_What is required_:
Reproduce, character for character, the lines below from the first through the one with "family=['Lato', 'DejaVu Sans'], color='black', zorder=4)". Leave pictures out.

.....

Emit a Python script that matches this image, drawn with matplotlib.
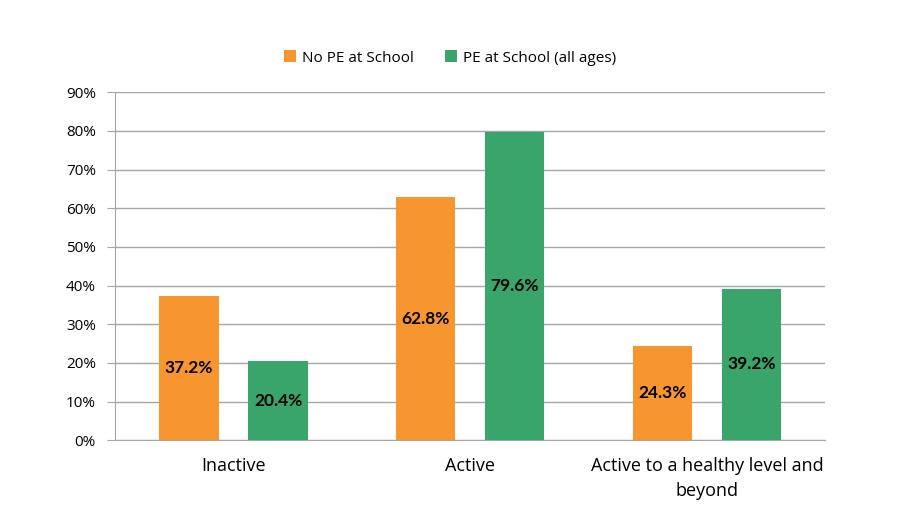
import numpy as np
import matplotlib.pyplot as plt
from matplotlib.ticker import PercentFormatter

plt.rcParams['font.family'] = ['Open Sans', 'DejaVu Sans']

categories = ['Inactive', 'Active', 'Active to a healthy level and\nbeyond']
no_pe = [37.2, 62.8, 24.3]
pe_school = [20.4, 79.6, 39.2]
series_names = ['No PE at School', 'PE at School (all ages)']

orange = '#F7962F'
green = '#3AA56B'
grey = '#A6A6A6'

fig = plt.figure(figsize=(9, 5.24), dpi=100)
ax = fig.add_axes([0.128, 0.160, 0.789, 0.664])

x = np.arange(len(categories))
w = 0.25
off = 0.188
b1 = ax.bar(x - off, no_pe, w, color=orange, label=series_names[0], zorder=3)
b2 = ax.bar(x + off, pe_school, w, color=green, label=series_names[1], zorder=3)

for bars, vals in ((b1, no_pe), (b2, pe_school)):
    for b, v in zip(bars, vals):
        ax.text(b.get_x() + b.get_width() / 2, v / 2, f'{v:.1f}%',
                ha='center', va='center', fontsize=12.5, fontweight='bold',
                family=['Lato', 'DejaVu Sans'], color='black', zorder=4)

ax.set_xlim(-0.5, 2.5)
ax.set_ylim(0, 90)
ax.set_yticks(np.arange(0, 91, 10))
ax.yaxis.set_major_formatter(PercentFormatter(decimals=0))
ax.set_xticks(x)
ax.set_xticklabels(categories, fontsize=13, linespacing=1.5)
ax.tick_params(axis='x', length=0, pad=12)
ax.tick_params(axis='y', length=6, color=grey, labelsize=11, pad=8, direction='out')
ax.grid(axis='y', color=grey, linewidth=1, zorder=0)

for s in ['top', 'right']:
    ax.spines[s].set_visible(False)
ax.spines['left'].set_color(grey)
ax.spines['bottom'].set_color(grey)

fig.legend(loc='upper center', bbox_to_anchor=(0.5, 0.93), ncol=2, frameon=False,
           fontsize=11, handlelength=0.8, handleheight=0.8, columnspacing=2.0, handletextpad=0.4)

fig.savefig('out.png')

.....

_Complete output_:
Emit a Python script that matches this image, drawn with matplotlib.
import numpy as np
import matplotlib.pyplot as plt
from matplotlib.ticker import PercentFormatter

plt.rcParams['font.family'] = ['Open Sans', 'DejaVu Sans']

categories = ['Inactive', 'Active', 'Active to a healthy level and\nbeyond']
no_pe = [37.2, 62.8, 24.3]
pe_school = [20.4, 79.6, 39.2]
series_names = ['No PE at School', 'PE at School (all ages)']

orange = '#F7962F'
green = '#3AA56B'
grey = '#A6A6A6'

fig = plt.figure(figsize=(9, 5.24), dpi=100)
ax = fig.add_axes([0.128, 0.160, 0.789, 0.664])

x = np.arange(len(categories))
w = 0.25
off = 0.188
b1 = ax.bar(x - off, no_pe, w, color=orange, label=series_names[0], zorder=3)
b2 = ax.bar(x + off, pe_school, w, color=green, label=series_names[1], zorder=3)

for bars, vals in ((b1, no_pe), (b2, pe_school)):
    for b, v in zip(bars, vals):
        ax.text(b.get_x() + b.get_width() / 2, v / 2, f'{v:.1f}%',
                ha='center', va='center', fontsize=12.5, fontweight='bold',
                family=['Lato', 'DejaVu Sans'], color='black', zorder=4)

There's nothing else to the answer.